The IceCube neutrino observatory was designed to detect astrophysical neutrinos, which originate from outside of our solar system. IceCube has detected candidate astrophysical events, and measured a diffuse flux, but the source of these neutrinos so far remains unknown. Current approaches look for "hot spots" of neutrino events in the sky. It is also possible to describe a population of sources in terms of the number of observed events, forming a non-Poissonian statistical distribution. This distribution was used to show that the excess of gamma rays measured by Fermi-LAT around the galactic center was likely due to point sources rather than decaying dark matter. In this talk, I will present the application of this statistical method to the search for point sources in IceCube.

December 5

CLIC, Room 316

Exploring the High Energy Frontier with Precision Electromagnetic Calorimetry: CMS ECAL & The Search for di-Higgs Production

Toyoko Orimoto, Northeastern University


The Compact Muon Solenoid (CMS) Experiment is a general-purpose particle detector experiment at the Large Hadron Collider (LHC) at the CERN laboratory in Geneva, Switzerland.

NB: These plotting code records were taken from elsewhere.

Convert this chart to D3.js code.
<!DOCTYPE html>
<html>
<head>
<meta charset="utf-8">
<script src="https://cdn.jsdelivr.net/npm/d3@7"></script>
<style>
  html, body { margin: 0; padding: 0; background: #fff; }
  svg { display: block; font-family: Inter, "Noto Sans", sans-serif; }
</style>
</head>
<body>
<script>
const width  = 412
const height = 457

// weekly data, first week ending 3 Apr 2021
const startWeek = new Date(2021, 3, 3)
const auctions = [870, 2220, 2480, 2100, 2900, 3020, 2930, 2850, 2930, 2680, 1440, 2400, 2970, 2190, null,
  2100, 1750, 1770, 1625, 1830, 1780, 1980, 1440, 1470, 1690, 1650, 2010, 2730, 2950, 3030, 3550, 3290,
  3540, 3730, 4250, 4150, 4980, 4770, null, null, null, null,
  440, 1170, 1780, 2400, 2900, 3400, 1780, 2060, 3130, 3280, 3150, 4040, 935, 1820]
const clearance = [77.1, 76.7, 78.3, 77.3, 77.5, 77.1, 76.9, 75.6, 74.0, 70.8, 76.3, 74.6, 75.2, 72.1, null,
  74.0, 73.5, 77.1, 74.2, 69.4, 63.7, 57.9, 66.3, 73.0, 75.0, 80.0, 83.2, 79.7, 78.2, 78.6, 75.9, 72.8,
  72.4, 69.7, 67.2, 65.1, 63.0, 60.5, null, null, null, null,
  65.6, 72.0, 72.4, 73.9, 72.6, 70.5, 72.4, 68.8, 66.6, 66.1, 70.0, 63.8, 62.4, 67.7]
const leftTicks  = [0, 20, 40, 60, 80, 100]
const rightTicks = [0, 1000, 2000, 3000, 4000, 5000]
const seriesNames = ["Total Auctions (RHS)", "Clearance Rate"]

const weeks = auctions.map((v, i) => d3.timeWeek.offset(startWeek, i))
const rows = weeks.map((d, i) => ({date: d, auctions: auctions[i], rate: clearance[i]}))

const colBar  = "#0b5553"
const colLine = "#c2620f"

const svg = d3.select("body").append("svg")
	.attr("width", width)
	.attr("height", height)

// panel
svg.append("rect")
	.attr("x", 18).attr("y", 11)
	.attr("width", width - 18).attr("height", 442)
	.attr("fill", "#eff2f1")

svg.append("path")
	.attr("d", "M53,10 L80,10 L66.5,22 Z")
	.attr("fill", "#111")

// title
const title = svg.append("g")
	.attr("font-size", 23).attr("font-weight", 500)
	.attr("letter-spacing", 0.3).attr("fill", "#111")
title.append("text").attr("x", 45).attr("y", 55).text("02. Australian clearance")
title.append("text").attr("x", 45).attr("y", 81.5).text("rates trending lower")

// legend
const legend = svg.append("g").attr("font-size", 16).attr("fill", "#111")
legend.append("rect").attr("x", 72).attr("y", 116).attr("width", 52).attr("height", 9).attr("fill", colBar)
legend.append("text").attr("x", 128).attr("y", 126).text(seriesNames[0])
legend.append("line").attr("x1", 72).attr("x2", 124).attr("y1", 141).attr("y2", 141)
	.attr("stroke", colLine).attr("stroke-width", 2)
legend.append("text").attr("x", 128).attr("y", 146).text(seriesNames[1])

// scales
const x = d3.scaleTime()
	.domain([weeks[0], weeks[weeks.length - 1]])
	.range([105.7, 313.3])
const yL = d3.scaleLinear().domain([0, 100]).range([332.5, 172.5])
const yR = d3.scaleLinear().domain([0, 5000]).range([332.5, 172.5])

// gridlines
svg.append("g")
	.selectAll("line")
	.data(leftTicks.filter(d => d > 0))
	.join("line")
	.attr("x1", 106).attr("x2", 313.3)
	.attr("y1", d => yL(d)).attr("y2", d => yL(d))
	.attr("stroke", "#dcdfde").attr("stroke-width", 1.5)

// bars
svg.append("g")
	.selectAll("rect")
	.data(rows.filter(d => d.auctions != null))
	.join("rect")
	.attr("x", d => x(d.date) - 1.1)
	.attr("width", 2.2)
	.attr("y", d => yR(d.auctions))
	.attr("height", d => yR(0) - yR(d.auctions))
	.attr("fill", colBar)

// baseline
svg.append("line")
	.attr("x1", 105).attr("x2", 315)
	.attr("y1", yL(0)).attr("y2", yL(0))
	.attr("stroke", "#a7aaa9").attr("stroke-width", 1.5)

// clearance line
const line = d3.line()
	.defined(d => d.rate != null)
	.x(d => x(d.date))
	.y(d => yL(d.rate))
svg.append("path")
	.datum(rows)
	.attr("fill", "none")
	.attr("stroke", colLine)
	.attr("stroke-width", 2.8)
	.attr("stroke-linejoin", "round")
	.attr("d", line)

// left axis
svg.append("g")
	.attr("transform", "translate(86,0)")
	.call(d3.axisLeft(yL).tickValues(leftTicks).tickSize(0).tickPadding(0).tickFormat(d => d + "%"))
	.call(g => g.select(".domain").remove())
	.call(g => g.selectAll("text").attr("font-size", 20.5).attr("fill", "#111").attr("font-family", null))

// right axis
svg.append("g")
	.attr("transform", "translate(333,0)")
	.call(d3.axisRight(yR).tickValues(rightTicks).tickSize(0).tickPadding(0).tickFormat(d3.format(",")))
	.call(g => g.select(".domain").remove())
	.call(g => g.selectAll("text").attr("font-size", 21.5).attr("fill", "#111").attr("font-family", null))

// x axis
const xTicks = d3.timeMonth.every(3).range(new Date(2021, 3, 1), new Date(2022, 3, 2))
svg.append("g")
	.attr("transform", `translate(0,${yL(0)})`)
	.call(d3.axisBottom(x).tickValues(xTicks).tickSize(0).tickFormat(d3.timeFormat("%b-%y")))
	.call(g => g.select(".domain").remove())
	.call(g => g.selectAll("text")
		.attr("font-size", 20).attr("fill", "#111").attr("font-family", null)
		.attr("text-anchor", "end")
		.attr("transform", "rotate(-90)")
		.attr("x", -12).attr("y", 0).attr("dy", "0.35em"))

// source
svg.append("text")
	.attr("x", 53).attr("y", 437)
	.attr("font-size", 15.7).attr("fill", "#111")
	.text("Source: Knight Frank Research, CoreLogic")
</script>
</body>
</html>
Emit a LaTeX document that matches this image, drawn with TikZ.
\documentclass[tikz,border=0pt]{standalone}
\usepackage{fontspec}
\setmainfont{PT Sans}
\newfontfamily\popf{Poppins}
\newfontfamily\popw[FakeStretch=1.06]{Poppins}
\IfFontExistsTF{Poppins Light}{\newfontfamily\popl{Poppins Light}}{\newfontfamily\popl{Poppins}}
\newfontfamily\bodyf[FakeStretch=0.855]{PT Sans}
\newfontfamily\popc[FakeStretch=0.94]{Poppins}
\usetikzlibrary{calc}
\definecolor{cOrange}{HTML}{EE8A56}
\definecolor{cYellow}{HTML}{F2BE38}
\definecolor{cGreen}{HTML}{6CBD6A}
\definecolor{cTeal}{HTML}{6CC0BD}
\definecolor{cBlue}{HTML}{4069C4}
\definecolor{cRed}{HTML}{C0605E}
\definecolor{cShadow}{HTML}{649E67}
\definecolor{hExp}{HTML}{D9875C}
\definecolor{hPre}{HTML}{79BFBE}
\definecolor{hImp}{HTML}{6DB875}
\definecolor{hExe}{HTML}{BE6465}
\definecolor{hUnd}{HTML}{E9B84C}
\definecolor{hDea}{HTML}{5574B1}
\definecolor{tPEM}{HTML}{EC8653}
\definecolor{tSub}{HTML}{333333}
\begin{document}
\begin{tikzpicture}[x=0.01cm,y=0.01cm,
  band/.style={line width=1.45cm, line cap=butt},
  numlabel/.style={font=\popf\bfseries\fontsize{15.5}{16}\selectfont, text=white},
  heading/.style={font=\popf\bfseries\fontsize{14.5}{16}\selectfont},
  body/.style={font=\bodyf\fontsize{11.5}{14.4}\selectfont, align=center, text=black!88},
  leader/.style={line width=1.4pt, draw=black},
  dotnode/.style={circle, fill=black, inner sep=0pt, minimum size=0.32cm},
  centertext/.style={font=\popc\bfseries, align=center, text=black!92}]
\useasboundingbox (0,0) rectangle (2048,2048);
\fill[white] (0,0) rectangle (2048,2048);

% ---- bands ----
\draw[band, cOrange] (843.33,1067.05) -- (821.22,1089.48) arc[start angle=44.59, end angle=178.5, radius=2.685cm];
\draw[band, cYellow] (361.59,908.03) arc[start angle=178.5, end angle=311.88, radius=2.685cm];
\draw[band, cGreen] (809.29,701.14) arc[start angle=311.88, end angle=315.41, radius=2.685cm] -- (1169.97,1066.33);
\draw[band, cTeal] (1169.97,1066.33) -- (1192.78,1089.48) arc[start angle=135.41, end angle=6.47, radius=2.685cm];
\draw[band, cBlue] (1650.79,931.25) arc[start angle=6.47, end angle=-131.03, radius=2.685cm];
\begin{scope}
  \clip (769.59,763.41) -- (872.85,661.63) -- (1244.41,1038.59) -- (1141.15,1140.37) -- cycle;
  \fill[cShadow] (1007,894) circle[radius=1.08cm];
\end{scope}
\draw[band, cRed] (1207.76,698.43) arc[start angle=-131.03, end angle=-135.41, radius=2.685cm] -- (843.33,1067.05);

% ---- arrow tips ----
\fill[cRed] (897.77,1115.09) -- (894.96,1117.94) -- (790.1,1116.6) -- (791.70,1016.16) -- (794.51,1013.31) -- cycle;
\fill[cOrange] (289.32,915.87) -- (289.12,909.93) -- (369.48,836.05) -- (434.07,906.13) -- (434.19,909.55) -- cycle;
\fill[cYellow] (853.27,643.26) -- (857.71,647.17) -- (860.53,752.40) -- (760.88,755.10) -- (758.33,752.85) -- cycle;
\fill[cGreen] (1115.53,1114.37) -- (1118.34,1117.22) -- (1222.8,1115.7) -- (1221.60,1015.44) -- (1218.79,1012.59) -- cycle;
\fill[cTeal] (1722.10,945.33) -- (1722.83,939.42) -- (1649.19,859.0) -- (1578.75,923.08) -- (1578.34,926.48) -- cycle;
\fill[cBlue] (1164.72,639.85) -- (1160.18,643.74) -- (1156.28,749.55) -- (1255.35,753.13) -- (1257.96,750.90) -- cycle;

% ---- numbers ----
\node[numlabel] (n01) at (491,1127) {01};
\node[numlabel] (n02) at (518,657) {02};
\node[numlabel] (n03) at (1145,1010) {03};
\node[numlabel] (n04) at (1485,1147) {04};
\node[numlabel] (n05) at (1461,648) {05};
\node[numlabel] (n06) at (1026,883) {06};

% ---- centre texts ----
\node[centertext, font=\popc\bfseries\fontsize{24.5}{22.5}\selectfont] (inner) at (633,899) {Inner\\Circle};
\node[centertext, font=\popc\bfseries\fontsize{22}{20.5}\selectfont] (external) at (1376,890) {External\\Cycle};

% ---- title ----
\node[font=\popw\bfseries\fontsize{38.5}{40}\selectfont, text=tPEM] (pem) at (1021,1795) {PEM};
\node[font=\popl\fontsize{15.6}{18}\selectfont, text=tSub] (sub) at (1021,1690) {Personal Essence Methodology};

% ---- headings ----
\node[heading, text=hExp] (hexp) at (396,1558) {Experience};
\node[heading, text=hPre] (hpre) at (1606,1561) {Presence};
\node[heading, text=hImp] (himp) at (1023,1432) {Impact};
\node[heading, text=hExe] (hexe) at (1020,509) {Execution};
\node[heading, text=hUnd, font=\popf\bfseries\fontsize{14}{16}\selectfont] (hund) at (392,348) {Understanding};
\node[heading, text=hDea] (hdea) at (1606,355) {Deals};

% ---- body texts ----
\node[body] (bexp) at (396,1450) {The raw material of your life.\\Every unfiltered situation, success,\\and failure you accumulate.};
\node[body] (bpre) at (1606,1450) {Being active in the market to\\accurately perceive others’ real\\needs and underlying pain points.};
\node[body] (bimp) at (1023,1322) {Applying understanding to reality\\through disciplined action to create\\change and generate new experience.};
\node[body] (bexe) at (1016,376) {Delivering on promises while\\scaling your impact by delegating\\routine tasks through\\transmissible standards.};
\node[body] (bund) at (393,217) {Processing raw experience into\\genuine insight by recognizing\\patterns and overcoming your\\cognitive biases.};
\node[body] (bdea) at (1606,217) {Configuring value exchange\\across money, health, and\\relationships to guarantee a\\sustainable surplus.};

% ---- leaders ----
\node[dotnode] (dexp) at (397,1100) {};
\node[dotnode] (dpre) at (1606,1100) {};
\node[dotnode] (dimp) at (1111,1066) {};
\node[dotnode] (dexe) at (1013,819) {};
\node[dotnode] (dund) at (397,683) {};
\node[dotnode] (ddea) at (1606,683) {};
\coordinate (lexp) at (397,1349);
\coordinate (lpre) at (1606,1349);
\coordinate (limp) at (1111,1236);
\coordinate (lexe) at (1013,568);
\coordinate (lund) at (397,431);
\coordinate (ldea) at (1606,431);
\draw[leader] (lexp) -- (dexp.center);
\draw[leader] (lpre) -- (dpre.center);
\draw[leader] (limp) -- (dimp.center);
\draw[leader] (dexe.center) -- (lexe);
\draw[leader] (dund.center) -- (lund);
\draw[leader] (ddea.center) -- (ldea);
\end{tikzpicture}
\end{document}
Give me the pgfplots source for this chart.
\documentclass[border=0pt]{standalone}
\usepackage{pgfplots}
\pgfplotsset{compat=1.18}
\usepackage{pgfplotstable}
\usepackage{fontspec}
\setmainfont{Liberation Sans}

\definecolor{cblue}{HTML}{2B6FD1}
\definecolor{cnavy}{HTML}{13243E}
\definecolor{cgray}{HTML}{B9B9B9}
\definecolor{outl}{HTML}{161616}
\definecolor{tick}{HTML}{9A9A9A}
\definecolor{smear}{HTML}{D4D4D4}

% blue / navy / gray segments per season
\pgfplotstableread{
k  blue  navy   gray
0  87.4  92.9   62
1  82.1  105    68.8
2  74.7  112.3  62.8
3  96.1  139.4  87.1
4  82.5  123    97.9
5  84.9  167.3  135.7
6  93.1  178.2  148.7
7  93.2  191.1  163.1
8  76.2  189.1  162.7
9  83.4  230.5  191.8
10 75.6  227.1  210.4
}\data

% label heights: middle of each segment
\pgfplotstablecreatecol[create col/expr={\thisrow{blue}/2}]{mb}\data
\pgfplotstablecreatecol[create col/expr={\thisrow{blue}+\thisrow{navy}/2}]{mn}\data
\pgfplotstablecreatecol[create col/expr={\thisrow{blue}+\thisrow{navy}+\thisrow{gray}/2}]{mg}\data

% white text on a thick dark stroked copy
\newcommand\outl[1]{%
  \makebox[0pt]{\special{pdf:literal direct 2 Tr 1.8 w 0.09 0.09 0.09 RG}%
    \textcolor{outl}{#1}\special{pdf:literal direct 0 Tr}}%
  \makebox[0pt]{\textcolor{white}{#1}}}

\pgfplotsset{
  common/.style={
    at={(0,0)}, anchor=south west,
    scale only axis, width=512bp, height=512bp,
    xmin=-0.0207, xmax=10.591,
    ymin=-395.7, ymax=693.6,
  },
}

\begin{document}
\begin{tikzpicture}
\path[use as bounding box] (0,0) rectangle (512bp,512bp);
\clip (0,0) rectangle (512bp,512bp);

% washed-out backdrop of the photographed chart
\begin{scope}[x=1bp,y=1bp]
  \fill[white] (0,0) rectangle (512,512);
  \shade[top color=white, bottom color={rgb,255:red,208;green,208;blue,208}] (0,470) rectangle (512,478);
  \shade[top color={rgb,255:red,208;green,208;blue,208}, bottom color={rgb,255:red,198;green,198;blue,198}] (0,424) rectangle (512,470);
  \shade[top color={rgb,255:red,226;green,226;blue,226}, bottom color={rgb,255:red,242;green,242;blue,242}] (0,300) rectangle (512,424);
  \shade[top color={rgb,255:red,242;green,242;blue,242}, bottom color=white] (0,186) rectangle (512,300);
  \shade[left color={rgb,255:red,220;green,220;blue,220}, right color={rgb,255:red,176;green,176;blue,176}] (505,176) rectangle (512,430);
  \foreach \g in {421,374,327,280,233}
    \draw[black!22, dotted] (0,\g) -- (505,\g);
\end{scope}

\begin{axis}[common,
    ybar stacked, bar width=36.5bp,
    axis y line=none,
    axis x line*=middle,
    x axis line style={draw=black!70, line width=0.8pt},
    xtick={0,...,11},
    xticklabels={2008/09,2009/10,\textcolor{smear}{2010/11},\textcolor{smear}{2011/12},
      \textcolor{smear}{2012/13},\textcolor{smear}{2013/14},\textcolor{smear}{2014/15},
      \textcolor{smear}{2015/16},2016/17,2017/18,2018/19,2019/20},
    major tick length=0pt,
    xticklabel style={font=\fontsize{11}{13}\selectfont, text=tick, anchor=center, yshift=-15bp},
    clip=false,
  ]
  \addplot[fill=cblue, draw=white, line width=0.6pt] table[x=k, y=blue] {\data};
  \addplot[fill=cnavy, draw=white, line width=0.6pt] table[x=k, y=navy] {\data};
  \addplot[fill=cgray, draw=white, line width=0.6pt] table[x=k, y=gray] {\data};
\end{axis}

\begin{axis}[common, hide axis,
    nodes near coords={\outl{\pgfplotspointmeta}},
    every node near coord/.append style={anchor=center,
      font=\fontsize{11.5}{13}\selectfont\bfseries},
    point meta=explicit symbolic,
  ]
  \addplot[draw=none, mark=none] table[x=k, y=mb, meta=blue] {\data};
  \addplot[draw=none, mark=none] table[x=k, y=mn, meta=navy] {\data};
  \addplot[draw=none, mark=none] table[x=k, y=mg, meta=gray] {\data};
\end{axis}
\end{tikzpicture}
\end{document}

The CMS detector was designed with the goals of elucidating the origin of electroweak symmetry breaking and discovering new physics at the high energy frontier. The CMS electromagnetic calorimeter (ECAL) is a high-resolution detector made of 75k scintillating lead tungstate crystals, and its excellent energy resolution was crucial for the discovery of the Higgs boson, in particular in the diphoton and four lepton final states. During the Phase II Upgrade program, the CMS ECAL barrel electronics will be upgraded to accommodate the higher event rates and latency required at the High-Luminosity LHC (HL-LHC). A major benchmark for the CMS physics program at the HL-LHC will be the measurement of di-Higgs production, for which the final state with two photons and two b-quarks will be the most sensitive. I describe the CMS ECAL detector and the status of the Phase II Upgrade for the ECAL barrel. I will also report on the search for di-Higgs production in the two photon and two b-quark final state with Run 2 data, and the prospects for the search at the HL-LHC.